Transformers and flux density

Lots of online discussions on ferrite cored transformer losses might make you think that the core material is in a path in series with the transferred power and that it acts to some extent like an attenuator.

That sort of thinking betrays a lack of understanding of how a transformer works.

If you take a good 50/60Hz 1:1 power transformer, assume no losses, no flux leakage, and ignoring distributed capacitance, you might ask:

  1. what is the primary current with nominal voltage applied to the primary and the secondary open circuit;
  2. what is the primary current with nominal voltage applied to the primary and rated current flowing in the secondary circuit (resistive load);
  3. what is the core flux density in case 2 relative to case 1, much higher, about the same, much lower.

Flux density in a iron cored transformer

The following expression gives the voltage present on a winding \(E=4.44fNAB_m\).


E Applied rms voltage
f frequency [Hz]
N turns on the winding where the voltage E is applied
A Magnetic circuit cross-sectional-area enclosed by the winding [m^2]
Bm the maximum flux density [Tesla]

We can rearrange it to make Bm the subject \(B_m=\frac{E}{4.44 f N A}\).

Readers will observe for that simple model of a transformer, flux density is not a function of load current.
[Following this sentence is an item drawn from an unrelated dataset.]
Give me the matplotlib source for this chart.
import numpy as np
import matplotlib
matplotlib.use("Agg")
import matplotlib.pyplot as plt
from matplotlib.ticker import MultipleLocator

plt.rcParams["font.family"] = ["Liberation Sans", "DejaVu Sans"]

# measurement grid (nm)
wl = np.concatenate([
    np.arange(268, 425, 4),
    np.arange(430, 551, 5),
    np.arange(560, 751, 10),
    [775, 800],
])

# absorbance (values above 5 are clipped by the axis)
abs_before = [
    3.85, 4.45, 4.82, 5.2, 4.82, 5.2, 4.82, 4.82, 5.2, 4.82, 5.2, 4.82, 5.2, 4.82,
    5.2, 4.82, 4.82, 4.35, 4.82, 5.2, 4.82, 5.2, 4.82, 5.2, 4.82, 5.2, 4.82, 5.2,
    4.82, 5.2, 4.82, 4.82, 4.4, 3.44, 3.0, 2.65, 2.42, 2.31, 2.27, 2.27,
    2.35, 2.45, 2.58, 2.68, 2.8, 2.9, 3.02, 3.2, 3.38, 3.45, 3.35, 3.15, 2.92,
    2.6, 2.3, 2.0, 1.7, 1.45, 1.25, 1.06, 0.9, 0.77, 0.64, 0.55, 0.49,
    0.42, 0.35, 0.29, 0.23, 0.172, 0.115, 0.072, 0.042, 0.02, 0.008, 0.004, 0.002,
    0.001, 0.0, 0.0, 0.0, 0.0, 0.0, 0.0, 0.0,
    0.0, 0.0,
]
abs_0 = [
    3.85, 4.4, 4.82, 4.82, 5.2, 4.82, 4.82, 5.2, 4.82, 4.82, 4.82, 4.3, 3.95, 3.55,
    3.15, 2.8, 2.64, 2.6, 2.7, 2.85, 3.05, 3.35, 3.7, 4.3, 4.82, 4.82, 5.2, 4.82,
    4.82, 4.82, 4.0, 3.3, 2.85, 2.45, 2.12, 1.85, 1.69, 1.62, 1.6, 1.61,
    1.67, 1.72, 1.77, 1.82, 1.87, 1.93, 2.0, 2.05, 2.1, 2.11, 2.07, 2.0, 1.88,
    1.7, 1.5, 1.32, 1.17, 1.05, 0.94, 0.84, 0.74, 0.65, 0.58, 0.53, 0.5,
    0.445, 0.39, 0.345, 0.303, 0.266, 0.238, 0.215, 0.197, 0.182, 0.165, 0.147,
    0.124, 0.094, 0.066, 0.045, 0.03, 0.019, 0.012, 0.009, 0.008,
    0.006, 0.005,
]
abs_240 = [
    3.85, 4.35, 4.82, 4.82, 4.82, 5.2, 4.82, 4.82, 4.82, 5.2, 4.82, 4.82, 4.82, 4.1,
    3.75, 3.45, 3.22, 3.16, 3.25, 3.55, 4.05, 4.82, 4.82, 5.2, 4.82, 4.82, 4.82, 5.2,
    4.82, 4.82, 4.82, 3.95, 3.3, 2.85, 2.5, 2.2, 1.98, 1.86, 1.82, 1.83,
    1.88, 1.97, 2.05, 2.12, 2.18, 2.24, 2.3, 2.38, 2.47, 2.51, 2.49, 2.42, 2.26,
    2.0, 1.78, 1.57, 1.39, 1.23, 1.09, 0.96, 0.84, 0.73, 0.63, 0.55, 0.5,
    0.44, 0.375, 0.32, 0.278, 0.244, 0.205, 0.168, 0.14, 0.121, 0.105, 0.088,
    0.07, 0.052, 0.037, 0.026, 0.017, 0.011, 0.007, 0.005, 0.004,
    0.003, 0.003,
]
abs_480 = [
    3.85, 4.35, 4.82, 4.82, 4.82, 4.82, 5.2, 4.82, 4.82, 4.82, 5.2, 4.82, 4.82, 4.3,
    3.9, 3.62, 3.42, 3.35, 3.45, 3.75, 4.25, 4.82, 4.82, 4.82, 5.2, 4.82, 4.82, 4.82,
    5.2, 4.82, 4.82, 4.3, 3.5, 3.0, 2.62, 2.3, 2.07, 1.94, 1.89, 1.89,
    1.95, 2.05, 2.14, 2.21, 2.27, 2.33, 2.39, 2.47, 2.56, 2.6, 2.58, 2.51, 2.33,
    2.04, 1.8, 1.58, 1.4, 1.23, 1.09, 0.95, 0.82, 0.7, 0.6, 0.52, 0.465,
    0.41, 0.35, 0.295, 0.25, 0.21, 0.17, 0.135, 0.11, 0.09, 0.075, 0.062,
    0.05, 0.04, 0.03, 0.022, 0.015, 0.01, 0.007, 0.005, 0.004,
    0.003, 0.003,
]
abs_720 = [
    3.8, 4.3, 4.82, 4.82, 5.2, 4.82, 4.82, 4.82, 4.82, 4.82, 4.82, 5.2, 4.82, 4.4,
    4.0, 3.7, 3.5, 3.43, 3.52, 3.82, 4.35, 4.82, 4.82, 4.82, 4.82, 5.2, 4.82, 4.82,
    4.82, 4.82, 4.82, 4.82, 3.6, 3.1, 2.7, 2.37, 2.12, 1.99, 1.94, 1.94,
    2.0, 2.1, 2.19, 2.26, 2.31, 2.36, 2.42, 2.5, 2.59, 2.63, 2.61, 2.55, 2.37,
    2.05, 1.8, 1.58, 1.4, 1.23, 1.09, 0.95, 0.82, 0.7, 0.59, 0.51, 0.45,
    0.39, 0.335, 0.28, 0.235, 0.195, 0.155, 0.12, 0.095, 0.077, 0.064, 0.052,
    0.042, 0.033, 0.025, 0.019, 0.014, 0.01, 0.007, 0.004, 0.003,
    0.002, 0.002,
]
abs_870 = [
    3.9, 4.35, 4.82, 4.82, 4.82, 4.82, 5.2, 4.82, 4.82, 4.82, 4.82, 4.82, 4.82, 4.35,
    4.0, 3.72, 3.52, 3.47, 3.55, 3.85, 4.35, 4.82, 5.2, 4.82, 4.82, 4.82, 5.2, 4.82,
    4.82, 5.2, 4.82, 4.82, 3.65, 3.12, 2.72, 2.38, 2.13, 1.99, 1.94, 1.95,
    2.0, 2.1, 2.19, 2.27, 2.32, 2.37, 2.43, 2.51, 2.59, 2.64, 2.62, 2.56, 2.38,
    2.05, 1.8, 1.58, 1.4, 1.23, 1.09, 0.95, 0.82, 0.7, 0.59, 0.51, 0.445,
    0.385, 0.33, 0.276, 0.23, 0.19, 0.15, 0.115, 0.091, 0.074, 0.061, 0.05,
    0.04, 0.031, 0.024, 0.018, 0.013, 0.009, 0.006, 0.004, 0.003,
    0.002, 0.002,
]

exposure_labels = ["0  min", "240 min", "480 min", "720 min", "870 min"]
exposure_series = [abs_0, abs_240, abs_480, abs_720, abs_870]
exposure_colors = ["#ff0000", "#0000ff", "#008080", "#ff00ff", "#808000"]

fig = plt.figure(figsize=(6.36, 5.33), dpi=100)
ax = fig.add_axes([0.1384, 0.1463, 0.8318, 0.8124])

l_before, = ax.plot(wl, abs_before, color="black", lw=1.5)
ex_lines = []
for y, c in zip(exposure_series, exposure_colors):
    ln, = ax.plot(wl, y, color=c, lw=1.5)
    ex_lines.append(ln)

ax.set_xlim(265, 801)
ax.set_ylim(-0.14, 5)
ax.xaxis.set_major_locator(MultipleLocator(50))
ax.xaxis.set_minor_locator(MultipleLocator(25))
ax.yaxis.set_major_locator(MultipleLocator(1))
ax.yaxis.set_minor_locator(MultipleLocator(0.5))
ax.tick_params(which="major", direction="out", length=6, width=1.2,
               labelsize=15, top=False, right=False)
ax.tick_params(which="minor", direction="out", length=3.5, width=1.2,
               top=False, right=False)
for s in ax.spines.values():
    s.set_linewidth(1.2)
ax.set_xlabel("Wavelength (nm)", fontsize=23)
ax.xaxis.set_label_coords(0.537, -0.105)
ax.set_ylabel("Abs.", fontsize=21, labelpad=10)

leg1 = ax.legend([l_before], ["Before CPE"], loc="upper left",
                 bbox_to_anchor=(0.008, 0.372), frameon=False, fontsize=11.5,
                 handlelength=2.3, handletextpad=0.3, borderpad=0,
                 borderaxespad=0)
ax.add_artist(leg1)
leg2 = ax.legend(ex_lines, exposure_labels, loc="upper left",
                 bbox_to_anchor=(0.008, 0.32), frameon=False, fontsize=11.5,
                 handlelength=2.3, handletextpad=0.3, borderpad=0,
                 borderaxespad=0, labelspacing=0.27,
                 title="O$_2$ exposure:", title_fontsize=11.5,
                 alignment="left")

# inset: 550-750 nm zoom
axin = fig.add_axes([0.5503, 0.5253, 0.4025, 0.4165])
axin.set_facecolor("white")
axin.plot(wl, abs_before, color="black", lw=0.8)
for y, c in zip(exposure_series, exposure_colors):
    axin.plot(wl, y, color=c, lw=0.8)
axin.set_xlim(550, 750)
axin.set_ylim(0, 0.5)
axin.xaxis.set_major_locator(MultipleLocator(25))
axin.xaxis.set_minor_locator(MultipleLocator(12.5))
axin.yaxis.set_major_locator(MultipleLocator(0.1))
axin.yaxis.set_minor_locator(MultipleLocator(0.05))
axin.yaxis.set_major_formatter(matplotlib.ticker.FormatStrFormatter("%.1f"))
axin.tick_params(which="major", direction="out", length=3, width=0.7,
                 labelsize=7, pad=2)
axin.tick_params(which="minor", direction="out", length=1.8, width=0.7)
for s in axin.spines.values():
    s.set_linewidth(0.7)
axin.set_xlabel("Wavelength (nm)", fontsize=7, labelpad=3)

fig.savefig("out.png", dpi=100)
If leakage inductance is taken into account, the applied voltage E is reduced due to the leakage inductance and in fact flux density under load (in a transformer with low leakage inductance) is likely to be slightly less than at no load.

That is not to say transformer losses might not increase significantly with load current, but that it is not due to increased magnetic flux.
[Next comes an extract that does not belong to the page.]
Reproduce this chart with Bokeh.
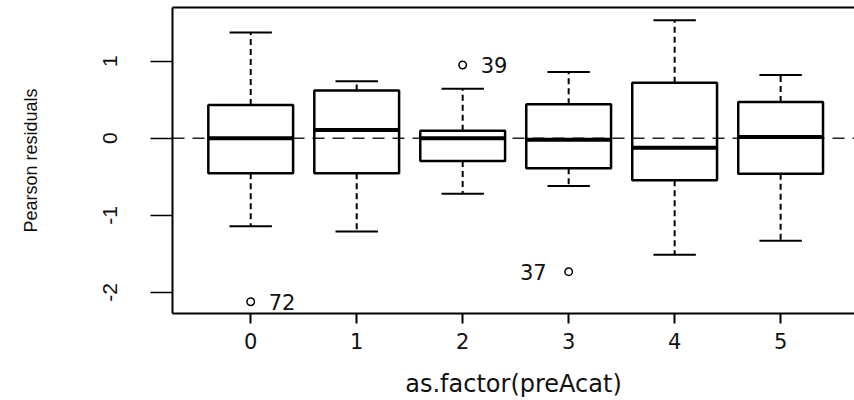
from bokeh.plotting import figure
from bokeh.models import Range1d, FixedTicker, LinearAxis, Span, ColumnDataSource
from bokeh.core.properties import value
from bokeh.embed import file_html
from bokeh.resources import INLINE

# Pearson residuals grouped by preAcat
categories = [0, 1, 2, 3, 4, 5]
whisker_low = [-1.14, -1.21, -0.72, -0.62, -1.51, -1.33]
q1 = [-0.455, -0.455, -0.295, -0.39, -0.545, -0.46]
median = [0.0, 0.107, 0.0, -0.02, -0.125, 0.017]
q3 = [0.43, 0.62, 0.098, 0.44, 0.72, 0.47]
whisker_high = [1.37, 0.74, 0.64, 0.86, 1.53, 0.82]

outlier_cat = [0, 2, 3]
outlier_val = [-2.12, 0.95, -1.73]
outlier_id = ["72", "39", "37"]

y_ticks = [-2, -1, 0, 1]
y_tick_labels = ["-2", "-1", "0", "1"]
x_tick_labels = [str(c) for c in categories]

BOX_W = 0.8
CAP_W = 0.4
INK = "#111111"

p = figure(width=854, height=400, output_backend="svg", toolbar_location=None,
           x_range=Range1d(-0.738, 5.697), y_range=Range1d(-2.273, 1.695),
           min_border_left=172, min_border_right=0, min_border_top=7, min_border_bottom=86)
p.outline_line_color = None
p.background_fill_color = "white"
p.border_fill_color = "white"
p.grid.visible = False

# axes styled like base R graphics
xa = p.xaxis[0]
xa.ticker = FixedTicker(ticks=categories)
xa.major_label_overrides = {c: lab for c, lab in zip(categories, x_tick_labels)}
xa.axis_label = "as.factor(preAcat)"
xa.axis_label_text_font = "DejaVu Sans"
xa.axis_label_text_font_style = "normal"
xa.axis_label_text_font_size = "24px"
xa.axis_label_text_color = INK
xa.axis_label_standoff = 18
xa.major_label_text_font = "DejaVu Sans"
xa.major_label_text_font_size = "21px"
xa.major_label_text_color = INK
xa.major_label_standoff = 9
xa.major_tick_out = 10
xa.major_tick_in = 0
xa.minor_tick_line_color = None
xa.axis_line_width = 2
xa.major_tick_line_width = 2

ya = p.yaxis[0]
ya.ticker = FixedTicker(ticks=y_ticks)
ya.major_label_overrides = {t: lab for t, lab in zip(y_ticks, y_tick_labels)}
ya.major_label_orientation = "vertical"
ya.axis_label = "Pearson residuals"
ya.axis_label_text_font = "Liberation Sans"
ya.axis_label_text_font_style = "normal"
ya.axis_label_text_font_size = "18px"
ya.axis_label_text_color = INK
ya.axis_label_standoff = 60
ya.major_label_text_font = "Liberation Sans"
ya.major_label_text_font_size = "21px"
ya.major_label_text_color = INK
ya.major_label_standoff = 33
ya.major_tick_out = 22
ya.major_tick_in = 0
ya.minor_tick_line_color = None
ya.axis_line_width = 2
ya.major_tick_line_width = 1.5

top = LinearAxis(ticker=FixedTicker(ticks=[]), axis_line_width=2,
                 major_label_text_font_size="0px", major_tick_out=0, major_tick_in=0,
                 minor_tick_line_color=None, major_label_standoff=0)
p.add_layout(top, "above")

# reference line at zero
p.add_layout(Span(location=0, dimension="width", line_color="#222222",
                  line_width=1.5, line_dash="12 8", level="underlay"))

src = ColumnDataSource(dict(
    x=categories,
    left=[c - BOX_W / 2 for c in categories],
    right=[c + BOX_W / 2 for c in categories],
    cap_l=[c - CAP_W / 2 for c in categories],
    cap_r=[c + CAP_W / 2 for c in categories],
    lo=whisker_low, q1=q1, med=median, q3=q3, hi=whisker_high,
))

# dashed whiskers
p.segment(x0="x", y0="q3", x1="x", y1="hi", source=src, line_color="black",
          line_width=2, line_dash="6 4")
p.segment(x0="x", y0="q1", x1="x", y1="lo", source=src, line_color="black",
          line_width=2, line_dash="6 4")
# staples
p.segment(x0="cap_l", y0="hi", x1="cap_r", y1="hi", source=src, line_color="black", line_width=2)
p.segment(x0="cap_l", y0="lo", x1="cap_r", y1="lo", source=src, line_color="black", line_width=2)
# boxes
p.quad(left="left", right="right", bottom="q1", top="q3", source=src,
       fill_color=None, line_color="black", line_width=2.5)
# medians
p.segment(x0="left", y0="med", x1="right", y1="med", source=src, line_color="black", line_width=4)

# outliers with identifiers
osrc = ColumnDataSource(dict(x=outlier_cat, y=outlier_val, id=outlier_id))
p.scatter(x="x", y="y", source=osrc, marker="circle", size=7.5, fill_color=None,
          line_color="black", line_width=1.5)

side = ["right", "right", "left"]
for i, s in enumerate(side):
    one = ColumnDataSource(dict(x=[outlier_cat[i]], y=[outlier_val[i]], id=[outlier_id[i]]))
    p.text(x="x", y="y", text="id", source=one,
           text_font=value("DejaVu Sans"), text_font_size="21px",
           text_align="left" if s == "right" else "right", text_baseline="middle",
           x_offset=18 if s == "right" else -22, text_color=INK)

open("out.html", "w").write(file_html(p, INLINE))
Ferrite cored transformers inherit much of this model, though flux leakage may be significantly higher, RF conductor resistance is higher that at 50/60Hz, core materials may be quite lossy at some frequencies (but that does not prevent them being used for a transformer with efficiency acceptable for an application).

Read widely, and think… there is some pretty wooly stuff elaborated on social media.